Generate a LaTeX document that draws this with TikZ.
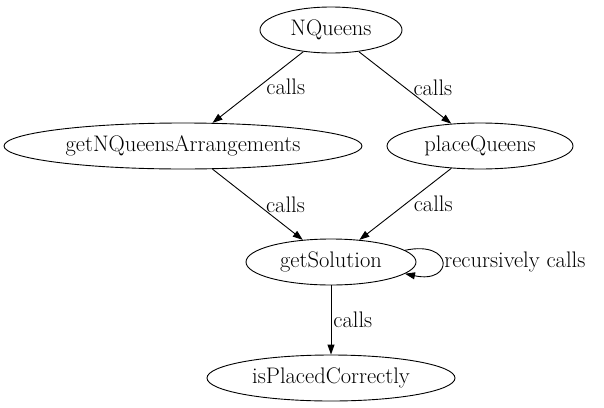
\documentclass[tikz,border=0pt]{standalone}
\usetikzlibrary{arrows.meta, positioning, shapes.geometric}

\begin{document}
\begin{tikzpicture}[
    x=1pt,
    y=-1pt,
    every node/.style={font=\fontsize{22.5}{27}\selectfont},
    funcao/.style={
        ellipse,
        draw=black,
        line width=0.9pt,
        inner sep=1pt,
        minimum height=46pt
    },
    chamada/.style={
        -{Triangle[length=10pt,width=7pt]},
        line width=0.9pt
    },
    rotulo/.style={
        right,
        inner sep=5pt,
        xshift=3pt
    }
]

\useasboundingbox (0,0) rectangle (604,407);

% ============================================================
% FUNCOES
% ============================================================

\node[funcao, minimum width=142pt] (nqueens) at (331,30) {NQueens};

\node[funcao, minimum width=358pt] (arrangements) at (183,146)
{getNQueensArrangements};

\node[funcao, minimum width=186pt] (place) at (480,146)
{placeQueens};

\node[funcao, minimum width=170pt] (solution) at (331,262)
{getSolution};

\node[funcao, minimum width=248pt] (placed) at (331,378)
{isPlacedCorrectly};

% ============================================================
% CHAMADAS
% ============================================================

\draw[chamada] (nqueens) -- node[rotulo]{calls} (arrangements);
\draw[chamada] (nqueens) -- node[rotulo]{calls} (place);
\draw[chamada] (arrangements) -- node[rotulo]{calls} (solution);
\draw[chamada] (place) -- node[rotulo]{calls} (solution);
\draw[chamada] (solution) -- node[rotulo, inner sep=2pt, xshift=-3pt]{calls} (placed);

% Recursao
\draw[chamada]
    (solution.9) to[out=12, in=-12, looseness=5.5]
    node[rotulo, inner sep=1pt, xshift=-2pt]{recursively calls}
    (solution.-9);

\end{tikzpicture}
\end{document}
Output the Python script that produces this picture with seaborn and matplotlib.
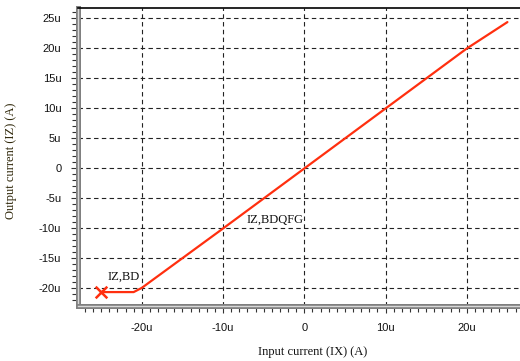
import numpy as np
import pandas as pd
import matplotlib
matplotlib.use("Agg")
import matplotlib.pyplot as plt
import matplotlib.patheffects as pe
from matplotlib.ticker import FuncFormatter, MultipleLocator
import seaborn as sns

# Transfer curve: output current IZ vs input current IX (in microamps)
ix_u = [-25.0, -21.0, -20.0, -10.0, 0.0, 10.0, 20.0, 25.0]
iz_u = [-20.6, -20.6, -19.9, -10.0, 0.0, 10.0, 20.0, 24.4]
x_ticks_u = [-20, -10, 0, 10, 20]
y_ticks_u = [-20, -15, -10, -5, 0, 5, 10, 15, 20, 25]

df = pd.DataFrame({"IX": np.array(ix_u) * 1e-6, "IZ": np.array(iz_u) * 1e-6})

sns.set_theme(style="white")
plt.rcParams["font.family"] = ["Liberation Sans", "DejaVu Sans"]

fig = plt.figure(figsize=(5.2, 3.61), dpi=100)
ax = fig.add_axes([78 / 520, 1 - 306 / 361, 442 / 520, 298 / 361])

line_color = "#ff2f0f"
sns.lineplot(data=df, x="IX", y="IZ", ax=ax, color=line_color, linewidth=1.6,
             sort=False, estimator=None)
sns.scatterplot(data=df.iloc[:1], x="IX", y="IZ", ax=ax, marker="x",
                color=line_color, s=70, linewidth=1.8, zorder=5)

ax.set_xlim(-27.85e-6, 26.55e-6)
ax.set_ylim(-22.92e-6, 26.75e-6)

fmt = FuncFormatter(lambda v, p: "0" if abs(v) < 1e-12 else f"{v * 1e6:.0f}u")
ax.xaxis.set_major_locator(MultipleLocator(10e-6))
ax.yaxis.set_major_locator(MultipleLocator(5e-6))
ax.xaxis.set_minor_locator(MultipleLocator(1e-6))
ax.yaxis.set_minor_locator(MultipleLocator(1e-6))
ax.xaxis.set_major_formatter(fmt)
ax.yaxis.set_major_formatter(fmt)

ax.tick_params(axis="both", which="both", direction="out", color="#333333",
               width=0.8, labelsize=8, labelcolor="#111111")
ax.tick_params(axis="both", which="major", length=5, pad=7)
ax.tick_params(axis="both", which="minor", length=4)
ax.tick_params(left=True, bottom=True, which="both")

ax.grid(True, which="major", color="#222222", linestyle=(0, (4, 3)), linewidth=0.8)

for side in ("left", "bottom"):
    sp = ax.spines[side]
    sp.set_visible(True)
    sp.set_color("#d8d8d8")
    sp.set_linewidth(1.0)
    sp.set_path_effects([pe.Stroke(linewidth=3.6, foreground="#808080"), pe.Normal()])
ax.spines["top"].set_visible(True)
ax.spines["top"].set_color("black")
ax.spines["top"].set_linewidth(1.2)
ax.spines["right"].set_visible(False)

serif = ["Liberation Serif", "DejaVu Serif"]
ax.set_xlabel("Input current (IX) (A)", family=serif, fontsize=9, color="#111111")
ax.set_ylabel("Output current (IZ) (A)", family=serif, fontsize=9, color="#2e2608")
ax.xaxis.set_label_coords((313 - 78) / 442, -0.135)
ax.yaxis.set_label_coords(-0.138, 0.487)

ax.text(-24.25e-6, -18.1e-6, "IZ,BD", family=serif, fontsize=9,
        ha="left", va="center", color="#111111")
ax.text(-7.1e-6, -8.6e-6, "IZ,BDQFG", family=serif, fontsize=9,
        ha="left", va="center", color="#111111")

fig.savefig("out.png", dpi=100)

☆ ☆ ☆ ☆

▸ **What is asked**: Write out exactly the opening lines of the data, stopping after the line that holds "(0,0) rectangle (604,407);". Exclude pictures.

▸ **Task solution**:
Generate a LaTeX document that draws this with TikZ.
\documentclass[tikz,border=0pt]{standalone}
\usetikzlibrary{arrows.meta, positioning, shapes.geometric}

\begin{document}
\begin{tikzpicture}[
    x=1pt,
    y=-1pt,
    every node/.style={font=\fontsize{22.5}{27}\selectfont},
    funcao/.style={
        ellipse,
        draw=black,
        line width=0.9pt,
        inner sep=1pt,
        minimum height=46pt
    },
    chamada/.style={
        -{Triangle[length=10pt,width=7pt]},
        line width=0.9pt
    },
    rotulo/.style={
        right,
        inner sep=5pt,
        xshift=3pt
    }
]

\useasboundingbox (0,0) rectangle (604,407);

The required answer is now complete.